[Work instructions]
Provide only the number of lines in the listing that contain the string "source".

__________________________________________________

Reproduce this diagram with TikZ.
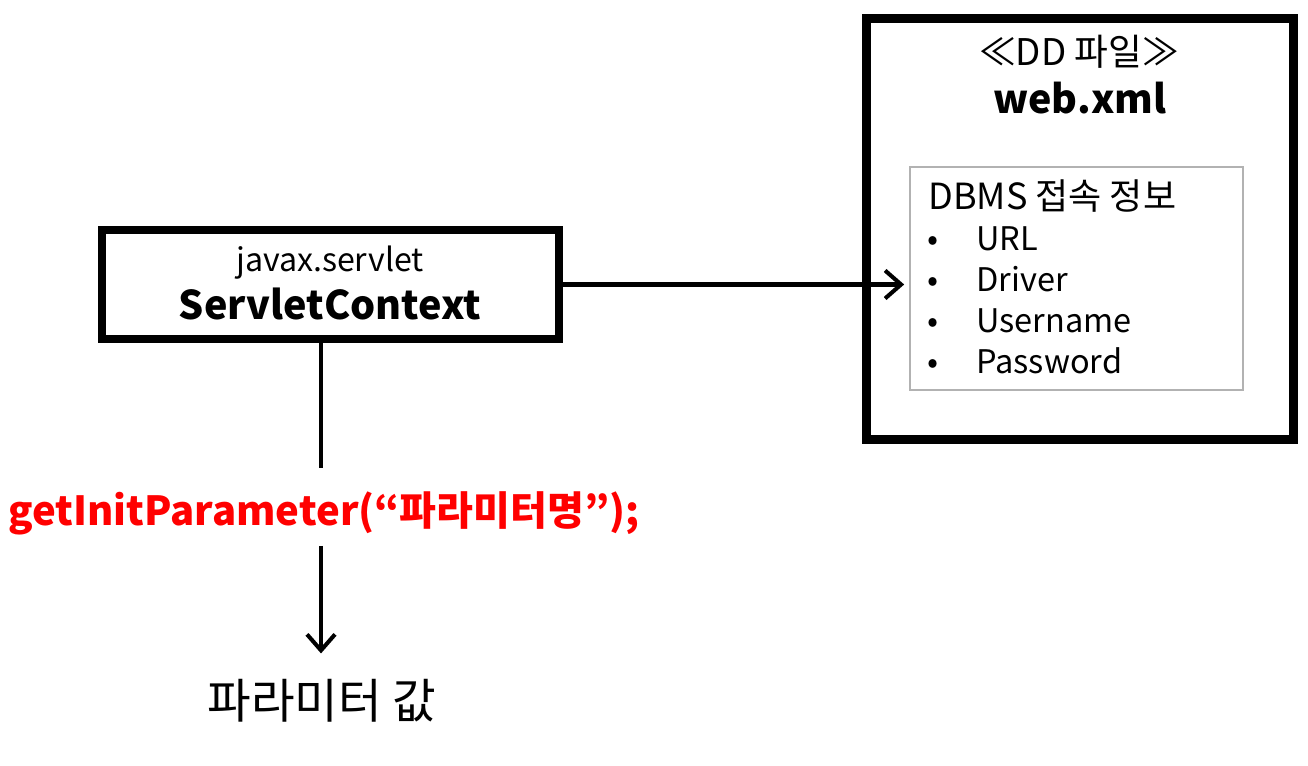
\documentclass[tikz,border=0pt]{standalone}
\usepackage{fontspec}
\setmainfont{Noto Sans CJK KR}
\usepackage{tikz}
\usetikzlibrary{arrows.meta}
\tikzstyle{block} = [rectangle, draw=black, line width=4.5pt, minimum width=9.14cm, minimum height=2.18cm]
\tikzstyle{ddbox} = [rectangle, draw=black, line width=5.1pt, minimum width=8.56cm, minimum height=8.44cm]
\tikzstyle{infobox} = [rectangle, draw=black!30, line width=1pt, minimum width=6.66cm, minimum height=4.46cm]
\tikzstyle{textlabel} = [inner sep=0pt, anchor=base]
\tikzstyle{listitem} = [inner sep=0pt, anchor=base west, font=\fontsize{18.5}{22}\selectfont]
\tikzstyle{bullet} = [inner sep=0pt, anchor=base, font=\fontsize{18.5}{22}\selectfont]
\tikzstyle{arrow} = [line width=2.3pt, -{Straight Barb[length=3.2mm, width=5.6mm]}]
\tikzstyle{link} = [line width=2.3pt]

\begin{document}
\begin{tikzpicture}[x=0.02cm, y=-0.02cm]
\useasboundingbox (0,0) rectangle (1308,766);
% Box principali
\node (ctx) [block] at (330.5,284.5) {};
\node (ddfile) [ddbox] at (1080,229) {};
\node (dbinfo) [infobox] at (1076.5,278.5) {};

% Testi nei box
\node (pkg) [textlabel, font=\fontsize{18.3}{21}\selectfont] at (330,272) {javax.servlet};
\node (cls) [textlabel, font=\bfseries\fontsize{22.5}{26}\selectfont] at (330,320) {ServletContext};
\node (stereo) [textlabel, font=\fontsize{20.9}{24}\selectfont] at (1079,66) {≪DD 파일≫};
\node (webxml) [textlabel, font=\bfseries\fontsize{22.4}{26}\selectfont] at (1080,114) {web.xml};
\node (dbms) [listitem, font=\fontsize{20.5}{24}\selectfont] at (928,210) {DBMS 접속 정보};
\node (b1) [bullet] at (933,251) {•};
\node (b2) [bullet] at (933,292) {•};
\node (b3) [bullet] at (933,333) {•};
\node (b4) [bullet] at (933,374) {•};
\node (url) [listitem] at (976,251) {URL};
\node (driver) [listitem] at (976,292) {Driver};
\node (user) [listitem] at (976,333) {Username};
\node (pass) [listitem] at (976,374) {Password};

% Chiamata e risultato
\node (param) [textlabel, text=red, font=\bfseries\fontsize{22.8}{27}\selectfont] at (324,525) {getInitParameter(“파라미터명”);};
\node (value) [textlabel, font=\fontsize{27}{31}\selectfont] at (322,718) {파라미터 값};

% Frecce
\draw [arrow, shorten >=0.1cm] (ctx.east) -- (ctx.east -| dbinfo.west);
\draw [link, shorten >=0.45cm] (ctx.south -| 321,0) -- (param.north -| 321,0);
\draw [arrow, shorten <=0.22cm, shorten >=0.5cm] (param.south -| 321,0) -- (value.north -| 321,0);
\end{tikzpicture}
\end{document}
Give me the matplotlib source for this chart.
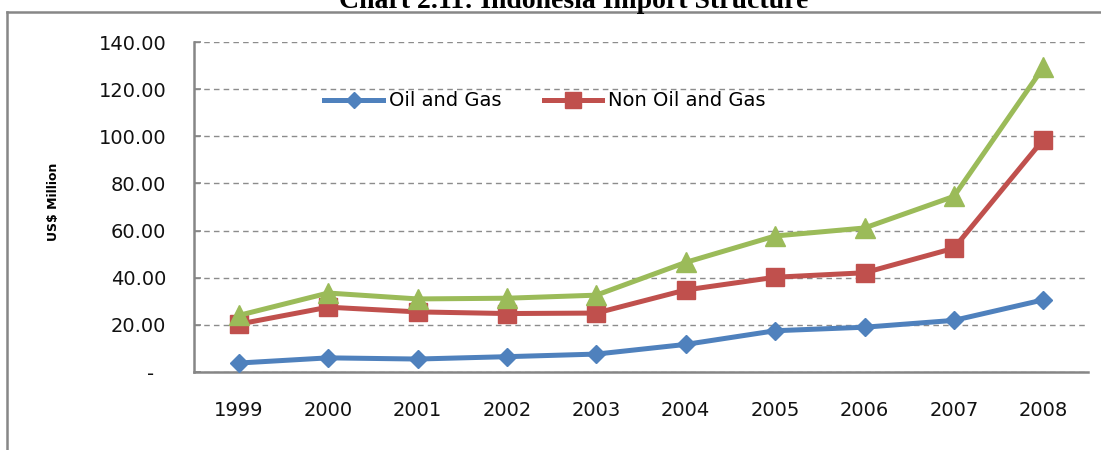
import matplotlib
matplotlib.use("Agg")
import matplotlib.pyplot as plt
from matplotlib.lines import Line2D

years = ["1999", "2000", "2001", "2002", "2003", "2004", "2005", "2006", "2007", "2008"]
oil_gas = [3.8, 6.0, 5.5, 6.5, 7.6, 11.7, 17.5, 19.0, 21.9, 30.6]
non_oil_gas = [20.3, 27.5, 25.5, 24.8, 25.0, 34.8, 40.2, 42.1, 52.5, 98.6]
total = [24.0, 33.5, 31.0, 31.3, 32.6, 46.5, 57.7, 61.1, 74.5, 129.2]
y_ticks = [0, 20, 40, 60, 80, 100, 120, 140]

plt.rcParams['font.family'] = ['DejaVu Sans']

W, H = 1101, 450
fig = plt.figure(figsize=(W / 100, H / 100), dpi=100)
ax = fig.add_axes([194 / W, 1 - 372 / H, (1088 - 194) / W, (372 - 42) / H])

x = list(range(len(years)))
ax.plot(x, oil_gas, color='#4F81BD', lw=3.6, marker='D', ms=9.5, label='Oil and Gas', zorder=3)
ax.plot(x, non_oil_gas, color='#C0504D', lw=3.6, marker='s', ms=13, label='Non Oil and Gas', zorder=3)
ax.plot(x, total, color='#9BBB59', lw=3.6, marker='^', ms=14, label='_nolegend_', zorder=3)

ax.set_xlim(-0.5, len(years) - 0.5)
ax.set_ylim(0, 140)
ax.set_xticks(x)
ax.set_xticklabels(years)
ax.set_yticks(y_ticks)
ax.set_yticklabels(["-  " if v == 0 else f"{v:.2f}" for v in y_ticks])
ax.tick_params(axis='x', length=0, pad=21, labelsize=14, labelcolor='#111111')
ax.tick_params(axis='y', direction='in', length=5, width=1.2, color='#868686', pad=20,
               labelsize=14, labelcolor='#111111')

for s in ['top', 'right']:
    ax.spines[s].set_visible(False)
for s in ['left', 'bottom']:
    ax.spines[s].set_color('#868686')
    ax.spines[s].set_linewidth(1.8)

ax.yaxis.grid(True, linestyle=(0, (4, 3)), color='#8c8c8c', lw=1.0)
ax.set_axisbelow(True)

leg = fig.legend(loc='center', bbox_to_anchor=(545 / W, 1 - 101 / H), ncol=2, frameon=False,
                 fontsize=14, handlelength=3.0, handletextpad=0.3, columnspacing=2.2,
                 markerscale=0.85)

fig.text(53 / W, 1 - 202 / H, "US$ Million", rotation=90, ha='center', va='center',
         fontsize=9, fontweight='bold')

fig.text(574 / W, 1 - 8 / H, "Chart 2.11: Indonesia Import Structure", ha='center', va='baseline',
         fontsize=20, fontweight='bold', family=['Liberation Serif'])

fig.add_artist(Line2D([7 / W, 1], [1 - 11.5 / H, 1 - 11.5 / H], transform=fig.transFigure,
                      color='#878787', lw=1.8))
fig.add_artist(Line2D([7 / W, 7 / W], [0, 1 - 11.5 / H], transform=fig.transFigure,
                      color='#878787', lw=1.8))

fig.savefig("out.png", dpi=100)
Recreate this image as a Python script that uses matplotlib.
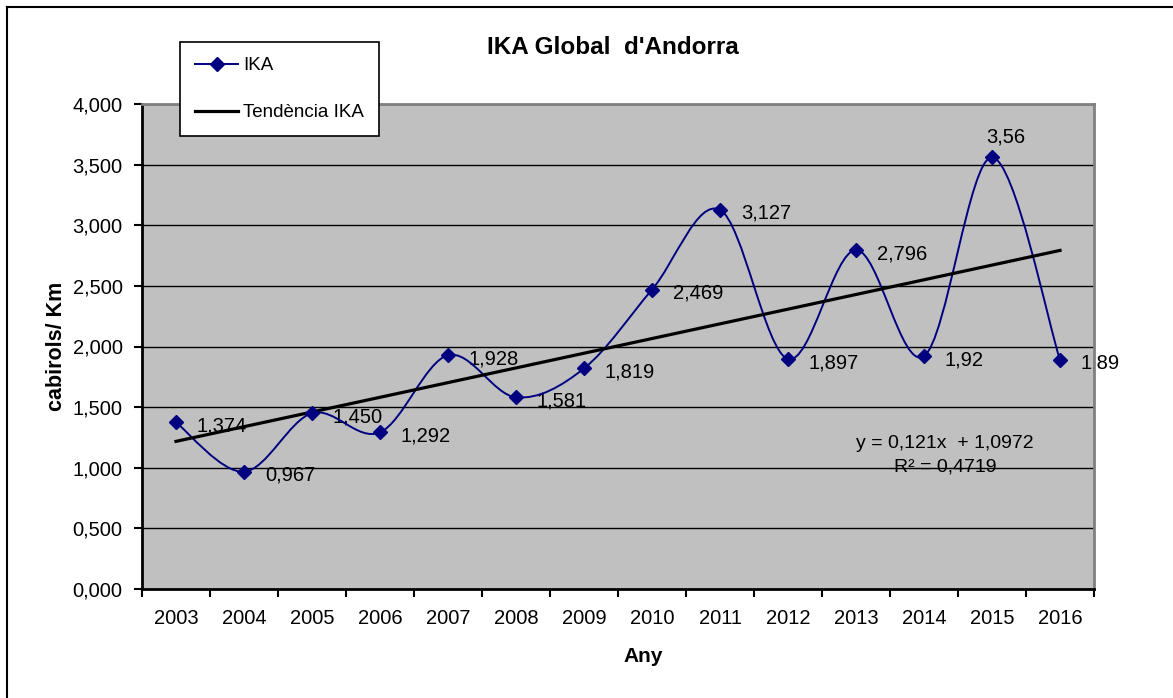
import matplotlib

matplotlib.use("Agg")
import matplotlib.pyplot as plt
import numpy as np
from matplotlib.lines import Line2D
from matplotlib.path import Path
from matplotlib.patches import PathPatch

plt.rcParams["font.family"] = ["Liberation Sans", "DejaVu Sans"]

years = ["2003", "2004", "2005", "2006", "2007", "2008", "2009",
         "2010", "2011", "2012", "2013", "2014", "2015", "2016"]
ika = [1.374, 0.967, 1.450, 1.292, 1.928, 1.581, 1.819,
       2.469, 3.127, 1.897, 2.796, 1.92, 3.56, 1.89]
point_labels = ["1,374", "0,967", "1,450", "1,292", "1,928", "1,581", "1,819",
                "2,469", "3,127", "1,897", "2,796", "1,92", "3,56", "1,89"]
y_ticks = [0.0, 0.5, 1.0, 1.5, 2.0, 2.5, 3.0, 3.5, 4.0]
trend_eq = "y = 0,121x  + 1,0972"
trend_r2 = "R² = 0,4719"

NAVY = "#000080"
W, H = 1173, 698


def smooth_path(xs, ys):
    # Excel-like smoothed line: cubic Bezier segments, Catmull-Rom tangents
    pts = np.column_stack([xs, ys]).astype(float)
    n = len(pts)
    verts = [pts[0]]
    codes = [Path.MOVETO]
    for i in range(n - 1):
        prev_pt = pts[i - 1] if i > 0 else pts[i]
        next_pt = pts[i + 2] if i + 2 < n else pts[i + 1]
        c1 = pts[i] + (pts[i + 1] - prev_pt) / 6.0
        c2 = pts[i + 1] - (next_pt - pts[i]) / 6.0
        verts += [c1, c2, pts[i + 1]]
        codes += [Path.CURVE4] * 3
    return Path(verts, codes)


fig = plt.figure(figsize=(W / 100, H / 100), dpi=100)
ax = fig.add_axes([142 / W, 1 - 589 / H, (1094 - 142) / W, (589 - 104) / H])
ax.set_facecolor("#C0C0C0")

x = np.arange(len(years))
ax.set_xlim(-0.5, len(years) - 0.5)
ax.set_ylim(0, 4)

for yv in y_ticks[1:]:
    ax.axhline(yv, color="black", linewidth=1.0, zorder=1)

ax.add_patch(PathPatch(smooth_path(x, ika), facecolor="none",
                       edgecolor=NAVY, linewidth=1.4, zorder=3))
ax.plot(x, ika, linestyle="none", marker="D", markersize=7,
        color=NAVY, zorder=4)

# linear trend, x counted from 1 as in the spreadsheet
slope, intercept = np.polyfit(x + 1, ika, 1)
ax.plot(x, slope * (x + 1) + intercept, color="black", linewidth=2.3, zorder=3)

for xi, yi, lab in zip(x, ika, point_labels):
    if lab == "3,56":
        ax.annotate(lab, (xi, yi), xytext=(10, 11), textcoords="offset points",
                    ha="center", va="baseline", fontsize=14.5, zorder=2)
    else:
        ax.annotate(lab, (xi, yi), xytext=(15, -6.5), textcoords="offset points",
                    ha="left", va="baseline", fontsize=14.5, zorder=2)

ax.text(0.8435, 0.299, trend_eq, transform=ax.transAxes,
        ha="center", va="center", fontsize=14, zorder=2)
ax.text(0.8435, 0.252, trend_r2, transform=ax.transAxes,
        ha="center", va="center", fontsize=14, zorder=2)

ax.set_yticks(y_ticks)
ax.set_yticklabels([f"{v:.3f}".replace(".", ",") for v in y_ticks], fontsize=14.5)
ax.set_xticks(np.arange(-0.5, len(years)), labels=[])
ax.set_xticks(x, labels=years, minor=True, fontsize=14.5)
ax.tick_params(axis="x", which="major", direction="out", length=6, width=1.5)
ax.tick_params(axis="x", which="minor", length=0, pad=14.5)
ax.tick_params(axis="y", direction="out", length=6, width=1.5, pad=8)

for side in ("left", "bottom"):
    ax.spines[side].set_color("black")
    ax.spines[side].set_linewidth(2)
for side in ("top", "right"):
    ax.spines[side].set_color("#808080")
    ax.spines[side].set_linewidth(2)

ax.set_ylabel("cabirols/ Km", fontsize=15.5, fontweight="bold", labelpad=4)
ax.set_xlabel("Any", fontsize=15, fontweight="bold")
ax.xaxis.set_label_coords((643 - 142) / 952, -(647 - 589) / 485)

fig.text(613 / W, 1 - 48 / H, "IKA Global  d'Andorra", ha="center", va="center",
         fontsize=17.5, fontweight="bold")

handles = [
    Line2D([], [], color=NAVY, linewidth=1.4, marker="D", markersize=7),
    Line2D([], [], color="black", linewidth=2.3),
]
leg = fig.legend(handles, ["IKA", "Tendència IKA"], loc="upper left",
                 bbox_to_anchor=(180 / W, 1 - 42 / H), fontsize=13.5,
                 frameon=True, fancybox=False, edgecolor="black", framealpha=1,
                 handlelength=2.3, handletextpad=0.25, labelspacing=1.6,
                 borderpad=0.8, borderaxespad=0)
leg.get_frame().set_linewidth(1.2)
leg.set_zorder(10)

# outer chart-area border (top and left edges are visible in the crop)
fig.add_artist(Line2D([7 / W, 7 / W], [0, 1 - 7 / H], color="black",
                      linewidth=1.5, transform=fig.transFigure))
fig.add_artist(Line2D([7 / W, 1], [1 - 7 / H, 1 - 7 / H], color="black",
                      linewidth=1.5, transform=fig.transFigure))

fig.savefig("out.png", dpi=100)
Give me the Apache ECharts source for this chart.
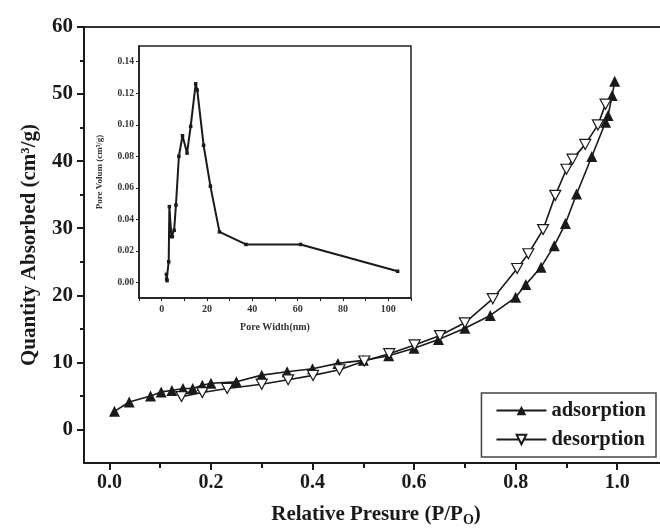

__________________________________________________

[Solution to this exercise]
2